Note there are two letters in this set.

[Monte Carlo, Monaco]

Dear Bess:
December 3, 1918

    I am having a very enjoyable vacation, as I told you in a letter day before yesterday. The whole bunch of us went to Monte Carlo day before yesterday and stayed all night. They won't let soldiers in to the casino, nor will they allow anyone who lives or works in any of the towns along the Riviera to play. It is a gaudy, gorgeous place, just what you'd expect in a place whose sole income is from fleecing tourists and making them gamblers. The fleecing isn't done at the casino but at the hotels and cafes. The gambling is on the square but the probable error has been so closely figured that the house wins in the long run. They let us go in and see the great gambling rooms before ten o'clock in the morning and they are surely furnished in a style you'd expect to find in a place of the kind. There are velvet hangings, beautiful paintings, and mahogany chairs and tables, a beautiful mahogany bar in a drinking saloon which has Brussels carpet a foot thick on the floor and leather chairs to sit in. No French theater is complete without a fine bar and a beautiful room to drink in. Everyone, men, women, and children, are frequenters and every show gives thirty-minute intermissions between each act so the audience can go out and quench its thirst, which it does en masse. I'll bet that this country drinks enough wine to float the British navy every month. They use water only to wash in and if a man wants water to drink with his meals, they think he needs a doctor or something. . . .

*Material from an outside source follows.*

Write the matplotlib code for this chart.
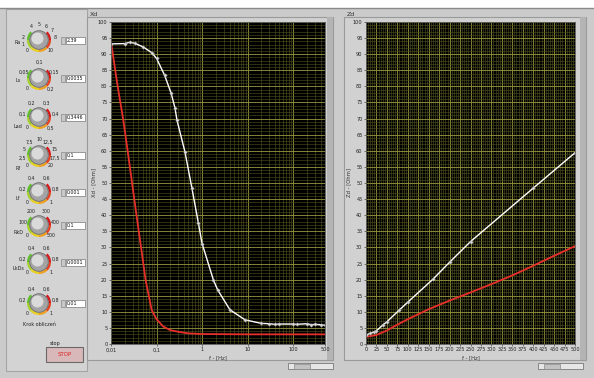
import numpy as np
import matplotlib
matplotlib.use('Agg')
import matplotlib.pyplot as plt
from matplotlib.patches import Rectangle, Circle, Wedge
from matplotlib.ticker import FixedLocator, NullFormatter

# dane - wykres Xd (os logarytmiczna)
f_xd_white = [0.01, 0.02, 0.026, 0.033, 0.05, 0.078, 0.1, 0.15, 0.21, 0.255, 0.28, 0.42, 0.6, 0.83,
              1.0, 1.77, 2.2, 4.1, 8.8, 20, 30, 40, 50, 100, 120, 200, 250, 300, 400, 500]
xd_white = [93.2, 93.3, 93.7, 93.4, 92.3, 90.5, 88.7, 83.5, 77.8, 73.2, 69.6, 59.7, 48.3, 37.5,
            31.2, 19.9, 16.8, 10.6, 7.5, 6.4, 6.3, 6.1, 6.2, 6.2, 6.1, 6.3, 6.0, 6.1, 6.0, 5.8]
f_xd_red = [0.01, 0.014, 0.0186, 0.0232, 0.029, 0.0363, 0.0457, 0.0573, 0.078, 0.1, 0.141, 0.2,
            0.3, 0.5, 1.0, 10, 100, 500]
xd_red = [93.9, 80.0, 69.6, 60.0, 50.0, 40.0, 30.0, 20.0, 10.6, 7.7, 5.4, 4.3,
          3.8, 3.3, 3.1, 3.0, 3.0, 3.0]

# dane - wykres Zd (os liniowa)
f_zd_white = [0, 10, 20, 25, 40, 50, 80, 100, 160, 200, 250, 400, 500]
zd_white = [2.8, 3.3, 3.8, 4.1, 5.9, 6.9, 10.6, 13.0, 20.1, 25.4, 31.8, 48.4, 59.4]
f_zd_red = [0, 25, 50, 75, 100, 150, 200, 250, 300, 350, 400, 450, 500]
zd_red = [2.2, 2.8, 4.2, 6.0, 7.7, 10.8, 13.5, 16.0, 18.6, 21.3, 24.3, 27.4, 30.4]

xd_xticks = [0.01, 0.1, 1, 10, 100, 500]
xd_xlabels = ['0,01', '0,1', '1', '10', '100', '500']
zd_xticks = list(range(0, 501, 25))
y_ticks = list(range(0, 101, 5))

# pokretla (nazwa, etykiety skali, wartosc w polu)
knob_names = ['Ra', 'Ls', 'Lad', 'Rf', 'Lf', 'RkD', 'LkDs', 'Krok obliczeń']
knob_scales = [
    ['0', '1', '2', '', '4', '5', '6', '7', '8', '', '10'],
    ['0', '0,05', '0,1', '0,15', '0,2'],
    ['0', '0,1', '0,2', '0,3', '0,4', '0,5'],
    ['0', '2,5', '5', '7,5', '10', '12,5', '15', '17,5', '20'],
    ['0', '0,2', '0,4', '0,6', '0,8', '1'],
    ['0', '100', '200', '300', '400', '500'],
    ['0', '0,2', '0,4', '0,6', '0,8', '1'],
    ['0', '0,2', '0,4', '0,6', '0,8', '1'],
]
knob_values = ['2,39', '0,0035', '0,3446', '0,1', '0,001', '0,1', '0,0001', '0,01']
knob_y = [40, 78, 117, 155, 192, 225, 262, 303]
name_dy = [3, 3, 10, 13, 7, 8, 7, 22]

W, H = 594, 378
fig = plt.figure(figsize=(W / 100, H / 100), dpi=100)
fig.patch.set_facecolor('#cbcbcb')

# tlo w pikselach
bg = fig.add_axes([0, 0, 1, 1], zorder=-1)
bg.set_xlim(0, W)
bg.set_ylim(H, 0)
bg.axis('off')

bg.add_patch(Rectangle((0, 0), W, 7, color='white'))
bg.plot([0, W], [7.5, 7.5], color='#8a8a8a', lw=1)
# panel sterowania
bg.add_patch(Rectangle((6, 9), 81, 362, facecolor='#d3d3d3', edgecolor='#a5a5a5', lw=0.8))
# ramki wykresow
for x0, x1 in [(87, 333), (344, 586)]:
    bg.add_patch(Rectangle((x0, 17), x1 - x0, 343, facecolor='#d1d1d1', edgecolor='#9a9a9a', lw=0.8))
    bg.add_patch(Rectangle((x1 - 6, 17), 6, 343, facecolor='#b4b4b4', edgecolor='none'))
bg.text(90, 14, 'Xd', fontsize=4.5, va='center', color='#333333')
bg.text(347, 14, 'Zd', fontsize=4.5, va='center', color='#333333')

# paski przewijania
for x0 in [288, 538]:
    bg.add_patch(Rectangle((x0, 363), 45, 6, facecolor='#e6e6e6', edgecolor='#7a7a7a', lw=0.6))
    bg.add_patch(Rectangle((x0 + 6, 363.5), 16, 5, facecolor='#c2c2c2', edgecolor='#8a8a8a', lw=0.5))

# pokretla
cx = 39
cols = ['#5fbf2a', '#a6d02a', '#e8d020', '#f0a020', '#e84020', '#d81818']
for name, scale, val, ky, dy in zip(knob_names, knob_scales, knob_values, knob_y, name_dy):
    # kolorowy luk: zielony -> zolty -> czerwony
    n = len(cols)
    for i, c in enumerate(cols):
        t1 = 225 - 270 * i / n
        t2 = 225 - 270 * (i + 1) / n
        bg.add_patch(Wedge((cx, ky), 12, t2, t1, width=2.4, color=c, lw=0))
    bg.add_patch(Circle((cx, ky), 9.3, facecolor='#a4a4a4', edgecolor='#6a6a6a', lw=0.6))
    bg.add_patch(Circle((cx - 1.5, ky - 1.5), 6, facecolor='#dadada', edgecolor='none'))
    ns = len(scale)
    for i, lab in enumerate(scale):
        ang = np.deg2rad(225 - 270 * i / (ns - 1))
        bg.text(cx + 16.5 * np.cos(ang), ky - 15.5 * np.sin(ang), lab, fontsize=3.4,
                ha='center', va='center', color='#222222')
    if name == 'Krok obliczeń':
        bg.text(cx, ky + dy, name, fontsize=3.5, ha='center', va='center', color='#222222')
    else:
        bg.text(18, ky + dy, name, fontsize=3.5, ha='center', va='center', color='#222222')
    # pole numeryczne
    bg.add_patch(Rectangle((61, ky - 3), 3.5, 7, facecolor='#c8c8c8', edgecolor='#777777', lw=0.4))
    bg.add_patch(Rectangle((66, ky - 3.5), 19, 7.5, facecolor='white', edgecolor='#777777', lw=0.5))
    bg.text(67, ky + 0.3, val, fontsize=3.4, va='center', color='#111111')

# przycisk STOP
bg.text(55, 343, 'stop', fontsize=3.6, ha='center', va='center', color='#222222')
bg.add_patch(Rectangle((46, 347), 37, 15, facecolor='#d8b8b8', edgecolor='#6a6a6a', lw=0.8))
bg.text(64.5, 354.5, 'STOP', fontsize=4, ha='center', va='center', color='#e02020')


def style_axes(ax):
    ax.set_facecolor('#000000')
    ax.set_ylim(0, 100)
    ax.set_yticks(y_ticks)
    ax.set_yticklabels([str(v) for v in y_ticks])
    ax.yaxis.set_minor_locator(FixedLocator(np.arange(0, 101, 1)))
    ax.grid(which='major', color='#9a9a40', lw=0.6)
    ax.grid(which='minor', color='#525222', lw=0.4)
    ax.set_axisbelow(True)
    ax.tick_params(which='both', labelsize=3.6, length=1.5, width=0.4, pad=1, colors='#222222')
    ax.tick_params(which='minor', length=0)
    for s in ax.spines.values():
        s.set_color('#555555')
        s.set_linewidth(0.6)


ax1 = fig.add_axes([111 / W, 1 - 344 / H, 214 / W, 322 / H])
ax1.set_xscale('log')
ax1.set_xlim(0.01, 500)
style_axes(ax1)
ax1.set_xticks(xd_xticks)
ax1.set_xticklabels(xd_xlabels)
minor = [m * 10.0 ** d for d in range(-2, 3) for m in range(2, 10) if m * 10.0 ** d < 500]
ax1.xaxis.set_minor_locator(FixedLocator(minor))
ax1.xaxis.set_minor_formatter(NullFormatter())
ax1.plot(f_xd_red, xd_red, color='#e8302a', lw=1.3)
ax1.plot(f_xd_white, xd_white, color='white', lw=1.0, marker='D', ms=1.8,
         mfc='#dddddd', mec='#999999', mew=0.3)
ax1.set_xlabel('f - [Hz]', fontsize=3.8, labelpad=2, color='#333333')
ax1.set_ylabel('Xd - [Ohm]', fontsize=3.8, labelpad=1, color='#333333')

ax2 = fig.add_axes([366 / W, 1 - 344 / H, 209 / W, 322 / H])
ax2.set_xlim(0, 500)
style_axes(ax2)
ax2.set_xticks(zd_xticks)
ax2.set_xticklabels([str(v) for v in zd_xticks])
ax2.xaxis.set_minor_locator(FixedLocator(np.arange(0, 501, 5)))
ax2.plot(f_zd_red, zd_red, color='#e8302a', lw=1.3)
ax2.plot(f_zd_white, zd_white, color='white', lw=1.0, marker='D', ms=1.8,
         mfc='#dddddd', mec='#999999', mew=0.3)
ax2.set_xlabel('f - [Hz]', fontsize=3.8, labelpad=2, color='#333333')
ax2.set_ylabel('Zd - [Ohm]', fontsize=3.8, labelpad=1, color='#333333')

fig.savefig('out.png', dpi=100, facecolor=fig.get_facecolor())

    I have to go back to slavery day after tomorrow and I'd almost rather be shot. Most of us are endeavoring to get the flu so we can stay here. The trouble is that the flu or any other sickness doesn't work here.

    I am hoping for a bushel of letters when I get back. Be sure and keep sending them. How I wish you were here,

    Yours always,

    Harry

Verdun, France

Dearest Bess:
December 8, 1918

    . . . I stopped in Paris again on my way back to the regiment and went to the opera, the real one, and heard Thais. It was beautifully put on and well sung. The building was worth the price of admission to look at. Major Gates and I went. The rest went to the Casino de Paris to see a gaiety show, which, they said, was very good. Paris has a thousand streets more or less and no two of 'em run in the same direction, nor do any of them have the same name from end to end. Nearly any old street in a small village sports a name for each end of it and in Paris they have from two to a dozen. It is always necessary to hire a bandit in a taxi to take you around or you'll never arrive. They're not such bandits after all, because I rode all afternoon with Major Gates and Colonel Elliott and it was only 15 francs, about $2.75 in honest-to-goodness money.

    They made us sign a paper the day we returned stating whether we wanted to become regular army men with our same grades, go into the reservist army, or have a complete discharge from the army at once. I naturally took the last event. I don't expect to go into anything where I can't say what I please when I please. Anyhow the emergency is over and I am ready to be a producer instead of a leech. If they take me at my word, which I much doubt they'll do, I may want to see you in New York sure enough if you'll come. I am of the opinion we'll all go home and be discharged with our outfits next spring.

    How I wish I could see you. Keep on writing. May you have a Joyous Christmas.